We all make stupid predictions every day, and it normally turns out we’re wrong. Even experts within their field mess it up. And that’s because history is a fickle and unpredictable mistress. Look, I’ll show you.
2007 – Steve Ballmer, CEO of Microsoft – “There’s no chance that the iPhone is going to get any significant market share. No chance”
Woops. The iPhone, as some of you may have noticed, has done pretty darned well for itself. It’s sold more than 120 million handsets this year alone. Steve may be a little embarrassed about that statement, but I think the fact that he has around $18 billion in the bank probably comforts him somewhat.
1966 Time Magazine – “Remote shopping, while entirely feasible, will flop — because women like to get out of the house, like to handle merchandise”
UK Internet shopping alone now nets around £586.6m per week. I get what they are saying though, I used to feel the need to see the physical item before I purchased it. Until I realised that shopping while you were sitting down in your house cut out the need to rub shoulders and queue for hours with the general ming mongs.
1977 – Ken Olson, president Digital Equipment Corp – “There is no reason anyone would want a computer in their home”
Ken dropped this clanger at the World Future Society meeting in Boston, probably the worst place he could have said it.

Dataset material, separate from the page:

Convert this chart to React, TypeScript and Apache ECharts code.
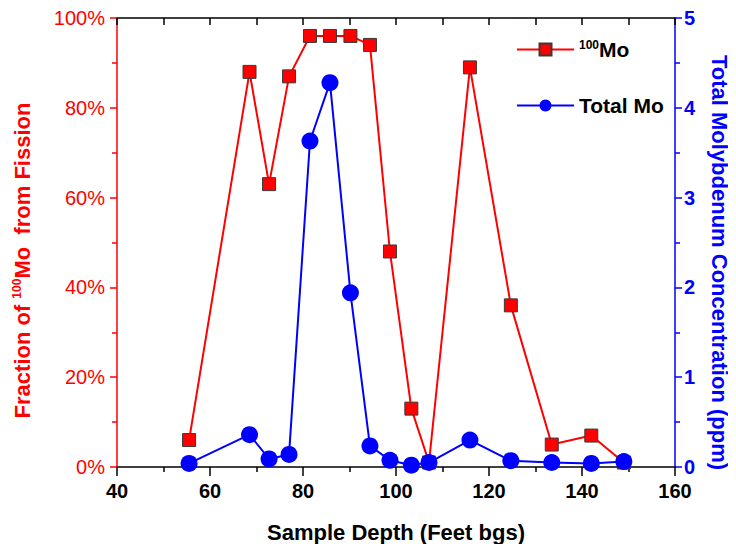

He now recants and says it was taken out of context but it’s too late for back tracking… as I type on my home computer.
1924 – Eddie Rickenbacker, WWI pilot and hero – “Within the next two decades autos will be made with folding wings”
I’m as gutted as Eddie that this one didn’t come true.
1995 – Robert Metcalfe – “I predict the Internet in 1996 will catastrophically collapse”
Robert was the co-inventor of the Ethernet so he was at the head of his field at that time. So it just goes to show, it doesn’t matter how clued up you are you can still fail hard. He eventually went on to literally eat his words by mixing his column in a blender with some liquid and eating it on stage. So at least he didn’t try and crawl out of it. He took it like a man.